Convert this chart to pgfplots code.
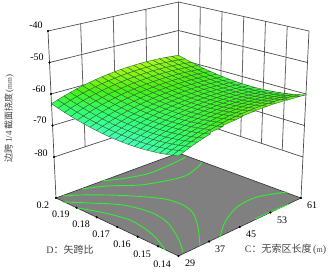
\documentclass[border=0pt]{standalone}
\usepackage{fontspec}
\setmainfont{Liberation Serif}
\newfontfamily\cjk{Noto Sans CJK SC}
\usepackage{pgfplots}
\pgfplotsset{compat=1.18}
% projection: C (29..61), D (0.14..0.20), Z (floor at -93, top at -40) to picture position
\pgfmathdeclarefunction{px}{3}{\pgfmathparse{178.5+(((#1)-29)/32-((#2)-0.14)/0.06)*(122.5+8*((#3)+93)/53)}}
\pgfmathdeclarefunction{py}{3}{\pgfmathparse{(1-((#3)+93)/53)*(256-58*(((#1)-29)/32+((#2)-0.14)/0.06)+13*((#1)-29)/32*((#2)-0.14)/0.06)+(((#3)+93)/53)*(68.6-37.6*(((#1)-29)/32+((#2)-0.14)/0.06)+8.6*((#1)-29)/32*((#2)-0.14)/0.06)}}
\definecolor{wallc}{HTML}{666666}
\definecolor{contc}{HTML}{30F030}
\definecolor{gridc}{HTML}{2F5F35}
\definecolor{labc}{HTML}{444444}
\begin{document}
\begin{tikzpicture}
\begin{axis}[
 scale only axis, width=330pt, height=273pt,
 xmin=0, xmax=330, ymin=0, ymax=273, y dir=reverse,
 axis lines=none, clip=false, empty line=jump,
 colormap={sc}{rgb255=(70,255,190) rgb255=(50,255,110) rgb255=(70,240,20) rgb255=(175,250,20)},
 point meta min=-67, point meta max=-57.8,
 every node/.style={font=\fontsize{11.5}{12}\selectfont, inner sep=0pt},
]
% walls
\addplot[wallc, line width=0.8pt, no marks] table[x expr={px(\thisrow{C},\thisrow{D},\thisrow{Z})}, y expr={py(\thisrow{C},\thisrow{D},\thisrow{Z})}] {
C D Z
37 0.2 -40
37 0.2 -80

45 0.2 -40
45 0.2 -80

53 0.2 -40
53 0.2 -80

61 0.2 -40
61 0.2 -80

61 0.19 -40
61 0.19 -80

61 0.18 -40
61 0.18 -80

61 0.17 -40
61 0.17 -80

61 0.16 -40
61 0.16 -80

61 0.15 -40
61 0.15 -80
};
\addplot[black!70, line width=0.7pt, no marks] table[x expr={px(\thisrow{C},\thisrow{D},\thisrow{Z})}, y expr={py(\thisrow{C},\thisrow{D},\thisrow{Z})}] {
C D Z
29 0.2 -40
29 0.2 -93

61 0.14 -40
61 0.14 -93

29 0.2 -40
61 0.2 -40
61 0.14 -40

29 0.2 -50
61 0.2 -50
61 0.14 -50

29 0.2 -60
61 0.2 -60
61 0.14 -60

29 0.2 -70
61 0.2 -70
61 0.14 -70

29 0.2 -80
61 0.2 -80
61 0.14 -80
};
% floor
\addplot[fill=black!50, draw=black!80, line width=0.6pt, no marks] table[x expr={px(\thisrow{C},\thisrow{D},\thisrow{Z})}, y expr={py(\thisrow{C},\thisrow{D},\thisrow{Z})}] {
C D Z
29 0.14 -93
61 0.14 -93
61 0.2 -93
29 0.2 -93
29 0.14 -93
};
% contours on the floor
\addplot[contc, line width=0.9pt, smooth, no marks] coordinates {(101,181) (120,179) (147,174) (165,167) (178,161) (186,157)};
\addplot[contc, line width=0.9pt, smooth, no marks] coordinates {(82,189) (107,186) (140,185) (165,181) (185,176) (198,167) (202,162)};
\addplot[contc, line width=0.9pt, smooth, no marks] coordinates {(63,196) (80,195) (107,195) (133,196) (165,199) (183,205) (193,213) (198,227) (200,246)};
\addplot[contc, line width=0.9pt, smooth, no marks] coordinates {(62,202) (90,203) (123,205) (150,212) (167,222) (178,238) (183,252)};
\addplot[contc, line width=0.9pt, smooth, no marks] coordinates {(78,208) (105,213) (130,220) (147,230) (157,239) (165,250)};
\addplot[contc, line width=0.9pt, smooth, no marks] coordinates {(220,237) (225,222) (237,207) (257,197) (287,192)};
\addplot[contc, line width=0.9pt, smooth, no marks] coordinates {(255,219) (270,212) (289,204)};
% tick dots
\addplot[only marks, mark=*, mark size=0.9pt, black] table[x expr={px(\thisrow{C},\thisrow{D},\thisrow{Z})}, y expr={py(\thisrow{C},\thisrow{D},\thisrow{Z})}] {
C D Z
29 0.2 -40
29 0.2 -50
29 0.2 -60
29 0.2 -70
29 0.2 -80
29 0.2 -93
29 0.19 -93
29 0.18 -93
29 0.17 -93
29 0.16 -93
29 0.15 -93
29 0.14 -93
37 0.14 -93
45 0.14 -93
53 0.14 -93
61 0.14 -93
};
% response surface: 21 rows (C = 29 ... 61), 21 values each (D = 0.14 ... 0.20)
\addplot[surf, shader=faceted, faceted color=gridc, line width=0.35pt, mesh/rows=21, mesh/cols=21, point meta=\thisrowno{0}] table[header=false,
 x expr={px(29+1.6*floor(\coordindex/21),0.14+0.003*mod(\coordindex,21),\thisrowno{0})},
 y expr={py(29+1.6*floor(\coordindex/21),0.14+0.003*mod(\coordindex,21),\thisrowno{0})}] {
-64.70
-65.17
-65.58
-65.93
-66.22
-66.46
-66.64
-66.76
-66.82
-66.83
-66.77
-66.66
-66.50
-66.27
-65.99
-65.65
-65.26
-64.80
-64.29
-63.72
-63.09
-64.01
-64.48
-64.89
-65.24
-65.53
-65.77
-65.95
-66.07
-66.13
-66.14
-66.08
-65.97
-65.81
-65.58
-65.30
-64.96
-64.57
-64.11
-63.60
-63.03
-62.40
-63.36
-63.83
-64.24
-64.59
-64.88
-65.12
-65.30
-65.42
-65.48
-65.49
-65.43
-65.32
-65.16
-64.93
-64.65
-64.31
-63.92
-63.46
-62.95
-62.38
-61.75
-62.77
-63.24
-63.65
-64.00
-64.29
-64.53
-64.71
-64.83
-64.89
-64.90
-64.84
-64.73
-64.57
-64.34
-64.06
-63.72
-63.33
-62.87
-62.36
-61.79
-61.16
-62.22
-62.69
-63.10
-63.45
-63.74
-63.98
-64.16
-64.28
-64.34
-64.35
-64.29
-64.18
-64.02
-63.79
-63.51
-63.17
-62.78
-62.32
-61.81
-61.24
-60.61
-61.73
-62.20
-62.61
-62.96
-63.25
-63.49
-63.67
-63.79
-63.85
-63.86
-63.80
-63.69
-63.53
-63.30
-63.02
-62.68
-62.29
-61.83
-61.32
-60.75
-60.12
-61.28
-61.75
-62.16
-62.51
-62.80
-63.04
-63.22
-63.34
-63.40
-63.41
-63.35
-63.24
-63.08
-62.85
-62.57
-62.23
-61.84
-61.38
-60.87
-60.30
-59.67
-60.89
-61.36
-61.77
-62.12
-62.41
-62.65
-62.83
-62.95
-63.01
-63.02
-62.96
-62.85
-62.69
-62.46
-62.18
-61.84
-61.45
-60.99
-60.48
-59.91
-59.28
-60.54
-61.01
-61.42
-61.77
-62.06
-62.30
-62.48
-62.60
-62.66
-62.67
-62.61
-62.50
-62.34
-62.11
-61.83
-61.49
-61.10
-60.64
-60.13
-59.56
-58.93
-60.25
-60.72
-61.13
-61.48
-61.77
-62.01
-62.19
-62.31
-62.37
-62.38
-62.32
-62.21
-62.05
-61.82
-61.54
-61.20
-60.81
-60.35
-59.84
-59.27
-58.64
-60.00
-60.47
-60.88
-61.23
-61.52
-61.76
-61.94
-62.06
-62.12
-62.13
-62.07
-61.96
-61.80
-61.57
-61.29
-60.95
-60.56
-60.10
-59.59
-59.02
-58.39
-59.81
-60.28
-60.69
-61.04
-61.33
-61.57
-61.75
-61.87
-61.93
-61.94
-61.88
-61.77
-61.61
-61.38
-61.10
-60.76
-60.37
-59.91
-59.40
-58.83
-58.20
-59.66
-60.13
-60.54
-60.89
-61.18
-61.42
-61.60
-61.72
-61.78
-61.79
-61.73
-61.62
-61.46
-61.23
-60.95
-60.61
-60.22
-59.76
-59.25
-58.68
-58.05
-59.57
-60.04
-60.45
-60.80
-61.09
-61.33
-61.51
-61.63
-61.69
-61.70
-61.64
-61.53
-61.37
-61.14
-60.86
-60.52
-60.13
-59.67
-59.16
-58.59
-57.96
-59.52
-59.99
-60.40
-60.75
-61.04
-61.28
-61.46
-61.58
-61.64
-61.65
-61.59
-61.48
-61.32
-61.09
-60.81
-60.47
-60.08
-59.62
-59.11
-58.54
-57.91
-59.53
-60.00
-60.41
-60.76
-61.05
-61.29
-61.47
-61.59
-61.65
-61.66
-61.60
-61.49
-61.33
-61.10
-60.82
-60.48
-60.09
-59.63
-59.12
-58.55
-57.92
-59.58
-60.05
-60.46
-60.81
-61.10
-61.34
-61.52
-61.64
-61.70
-61.71
-61.65
-61.54
-61.38
-61.15
-60.87
-60.53
-60.14
-59.68
-59.17
-58.60
-57.97
-59.69
-60.16
-60.57
-60.92
-61.21
-61.45
-61.63
-61.75
-61.81
-61.82
-61.76
-61.65
-61.49
-61.26
-60.98
-60.64
-60.25
-59.79
-59.28
-58.71
-58.08
-59.84
-60.31
-60.72
-61.07
-61.36
-61.60
-61.78
-61.90
-61.96
-61.97
-61.91
-61.80
-61.64
-61.41
-61.13
-60.79
-60.40
-59.94
-59.43
-58.86
-58.23
-60.05
-60.52
-60.93
-61.28
-61.57
-61.81
-61.99
-62.11
-62.17
-62.18
-62.12
-62.01
-61.85
-61.62
-61.34
-61.00
-60.61
-60.15
-59.64
-59.07
-58.44
-60.30
-60.77
-61.18
-61.53
-61.82
-62.06
-62.24
-62.36
-62.42
-62.43
-62.37
-62.26
-62.10
-61.87
-61.59
-61.25
-60.86
-60.40
-59.89
-59.32
-58.69
};
% text
\node at (axis cs:36,25) {-40};
\node at (axis cs:37,57) {-50};
\node at (axis cs:39,89) {-60};
\node at (axis cs:40,120) {-70};
\node at (axis cs:41,153) {-80};
\node at (axis cs:43,205) {0.2};
\node at (axis cs:61,214) {0.19};
\node at (axis cs:81,224) {0.18};
\node at (axis cs:101,234) {0.17};
\node at (axis cs:122,244) {0.16};
\node at (axis cs:142,254) {0.15};
\node at (axis cs:162,264) {0.14};
\node at (axis cs:190,263) {29};
\node at (axis cs:220,249) {37};
\node at (axis cs:251,234) {45};
\node at (axis cs:282,220) {53};
\node at (axis cs:312,205) {61};
\node[text=labc, font=\fontsize{10}{11}\selectfont] at (axis cs:70,250) {D{\cjk ：矢跨比}};
\node[text=labc, font=\fontsize{10}{11}\selectfont] at (axis cs:285.5,249) {C{\cjk ：无索区长度}\,({\fontsize{8}{9}\selectfont m})};
\node[text=labc, font=\fontsize{9}{10}\selectfont, rotate=90] at (axis cs:9,118.5) {{\cjk 边跨}\,1/4\,{\cjk 截面挠度}\,({\fontsize{7.5}{9}\selectfont mm})};
\draw[draw=none] (axis cs:0,0) rectangle (axis cs:330,273);
\end{axis}
\end{tikzpicture}
\end{document}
_ _ _
■ **Task to carry out**: Exactly restate the lines from the beginning of the data through the line with "61 0.18 -80", and no others, keeping pictures out.

■ **The response**:
Convert this chart to pgfplots code.
\documentclass[border=0pt]{standalone}
\usepackage{fontspec}
\setmainfont{Liberation Serif}
\newfontfamily\cjk{Noto Sans CJK SC}
\usepackage{pgfplots}
\pgfplotsset{compat=1.18}
% projection: C (29..61), D (0.14..0.20), Z (floor at -93, top at -40) to picture position
\pgfmathdeclarefunction{px}{3}{\pgfmathparse{178.5+(((#1)-29)/32-((#2)-0.14)/0.06)*(122.5+8*((#3)+93)/53)}}
\pgfmathdeclarefunction{py}{3}{\pgfmathparse{(1-((#3)+93)/53)*(256-58*(((#1)-29)/32+((#2)-0.14)/0.06)+13*((#1)-29)/32*((#2)-0.14)/0.06)+(((#3)+93)/53)*(68.6-37.6*(((#1)-29)/32+((#2)-0.14)/0.06)+8.6*((#1)-29)/32*((#2)-0.14)/0.06)}}
\definecolor{wallc}{HTML}{666666}
\definecolor{contc}{HTML}{30F030}
\definecolor{gridc}{HTML}{2F5F35}
\definecolor{labc}{HTML}{444444}
\begin{document}
\begin{tikzpicture}
\begin{axis}[
 scale only axis, width=330pt, height=273pt,
 xmin=0, xmax=330, ymin=0, ymax=273, y dir=reverse,
 axis lines=none, clip=false, empty line=jump,
 colormap={sc}{rgb255=(70,255,190) rgb255=(50,255,110) rgb255=(70,240,20) rgb255=(175,250,20)},
 point meta min=-67, point meta max=-57.8,
 every node/.style={font=\fontsize{11.5}{12}\selectfont, inner sep=0pt},
]
% walls
\addplot[wallc, line width=0.8pt, no marks] table[x expr={px(\thisrow{C},\thisrow{D},\thisrow{Z})}, y expr={py(\thisrow{C},\thisrow{D},\thisrow{Z})}] {
C D Z
37 0.2 -40
37 0.2 -80

45 0.2 -40
45 0.2 -80

53 0.2 -40
53 0.2 -80

61 0.2 -40
61 0.2 -80

61 0.19 -40
61 0.19 -80

61 0.18 -40
61 0.18 -80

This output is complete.